_Records_
=====

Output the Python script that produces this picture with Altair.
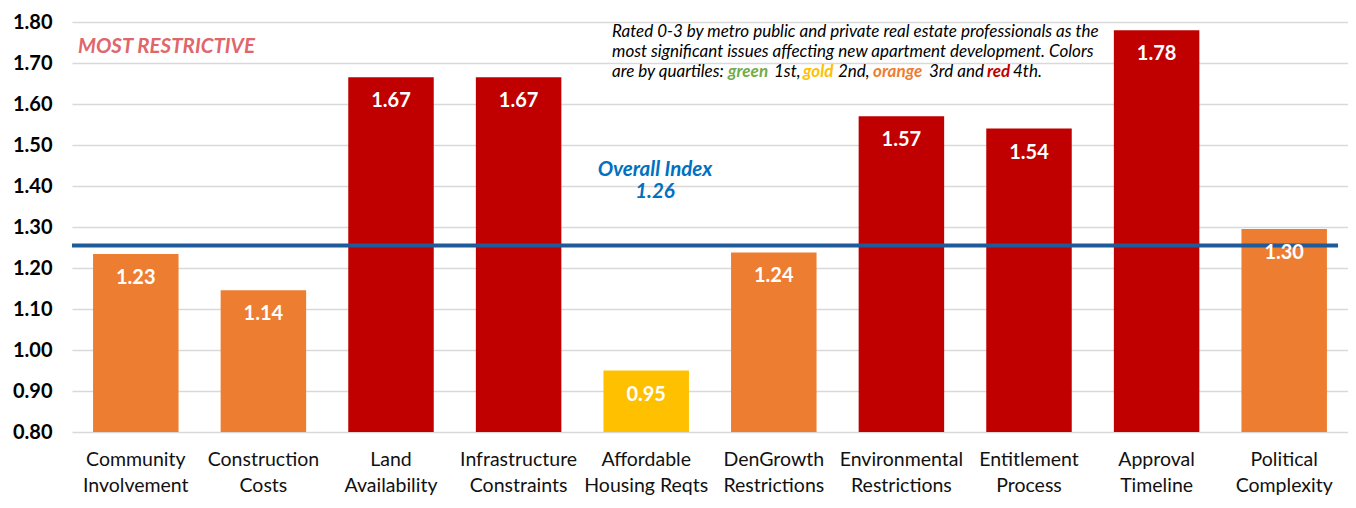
import altair as alt
import pandas as pd

categories = ["Community|Involvement", "Construction|Costs", "Land|Availability",
              "Infrastructure|Constraints", "Affordable|Housing Reqts", "DenGrowth|Restrictions",
              "Environmental|Restrictions", "Entitlement|Process", "Approval|Timeline",
              "Political|Complexity"]
values = [1.234, 1.146, 1.665, 1.665, 0.95, 1.238, 1.57, 1.54, 1.78, 1.295]
labels = ["1.23", "1.14", "1.67", "1.67", "0.95", "1.24", "1.57", "1.54", "1.78", "1.30"]
bar_colors = ["#ED7D31", "#ED7D31", "#C00000", "#C00000", "#FFC000",
              "#ED7D31", "#C00000", "#C00000", "#C00000", "#ED7D31"]
y_ticks = [0.8, 0.9, 1.0, 1.1, 1.2, 1.3, 1.4, 1.5, 1.6, 1.7, 1.8]
overall_index = 1.255
overall_label = "1.26"
y_min, y_max = 0.8, 1.8

FONT = "Lato"
W, H = 1276, 410

df = pd.DataFrame({"cat": categories, "value": values, "label": labels, "color": bar_colors})

x_enc = alt.X("cat:N", sort=None, title=None,
              scale=alt.Scale(paddingInner=0.33, paddingOuter=0.165),
              axis=alt.Axis(labelExpr="split(datum.label, '|')", labelAngle=0,
                            labelFont=FONT, labelFontSize=19.5, labelColor="#111111",
                            labelPadding=18, labelLineHeight=26, domain=False, ticks=False,
                            grid=False))
y_scale = alt.Scale(domain=[y_min, y_max], zero=False, nice=False)

bars = alt.Chart(df).mark_bar().encode(
    x=x_enc,
    y=alt.Y("value:Q", scale=y_scale, title=None,
            axis=alt.Axis(values=y_ticks, format=".2f", grid=True, gridColor="#D9D9D9",
                          gridWidth=1.5, domain=False, ticks=False, labelFont=FONT,
                          labelFontSize=20, labelFontWeight="bold", labelColor="#000000",
                          labelPadding=20)),
    y2=alt.datum(y_min),
    color=alt.Color("color:N", scale=None),
)

bar_text = alt.Chart(df).mark_text(dy=24, color="white", font=FONT, fontSize=20,
                                   fontWeight="bold", baseline="middle").encode(
    x=alt.X("cat:N", sort=None),
    y=alt.Y("value:Q", scale=y_scale),
    text="label:N",
)

line_df = pd.DataFrame({"v": [overall_index]})
overall = alt.Chart(line_df).mark_rule(color="#1F5A9A", strokeWidth=4).encode(
    y=alt.Y("v:Q", scale=y_scale),
    x=alt.value(0),
    x2=alt.value(1266),
)

def txt(text, x, y, color="#000000", size=17, weight="normal", style="italic", align="left"):
    return alt.Chart(pd.DataFrame({"t": [text]})).mark_text(
        font=FONT, fontSize=size, fontWeight=weight, fontStyle=style, color=color,
        align=align, baseline="middle").encode(
        x=alt.value(x), y=alt.value(y), text="t:N")

annots = [
    txt("MOST RESTRICTIVE", 6, 25, color="#E0666B", size=20.5, weight="bold"),
    txt("Overall Index", 583, 148, color="#0070C0", size=20.5, weight="bold", align="center"),
    txt(overall_label, 583, 170, color="#0070C0", size=20.5, weight="bold", align="center"),
    txt("Rated 0-3 by metro public and private real estate professionals as the", 540, 10),
    txt("most significant issues affecting new apartment development.  Colors", 540, 30),
    txt("are by quartiles:", 540, 50),
    txt("green", 656, 50, color="#70AD47", weight="bold"),
    txt("1st,", 702, 50),
    txt("gold", 731, 50, color="#FFC000", weight="bold"),
    txt("2nd,", 766, 50),
    txt("orange", 801, 50, color="#ED7D31", weight="bold"),
    txt("3rd and", 857, 50),
    txt("red", 915, 50, color="#C00000", weight="bold"),
    txt("4th.", 941, 50),
]

chart = alt.layer(bars, overall, bar_text, *annots).properties(
    width=W, height=H,
    autosize=alt.AutoSizeParams(type="none"),
    padding={"left": 64, "top": 14, "right": 0, "bottom": 68},
).configure_view(stroke=None)

chart.save("out.html", embed_options={"renderer": "svg", "actions": False})
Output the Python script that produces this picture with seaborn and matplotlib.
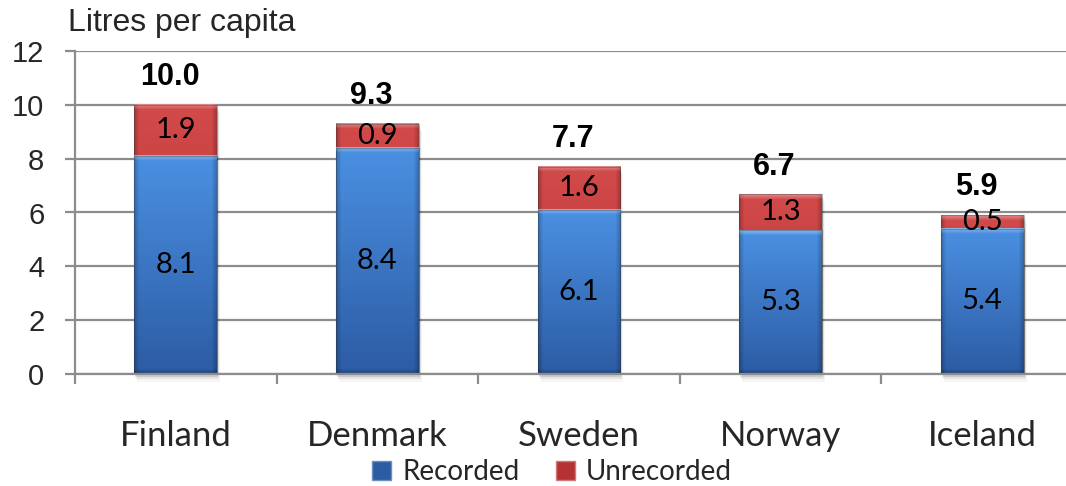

=====

_Task_
Repeat exactly the lines from the first line of the records above through the line containing "import pandas as pd", leaving out the pictures.

_Finished answer_
Output the Python script that produces this picture with Altair.
import altair as alt
import pandas as pd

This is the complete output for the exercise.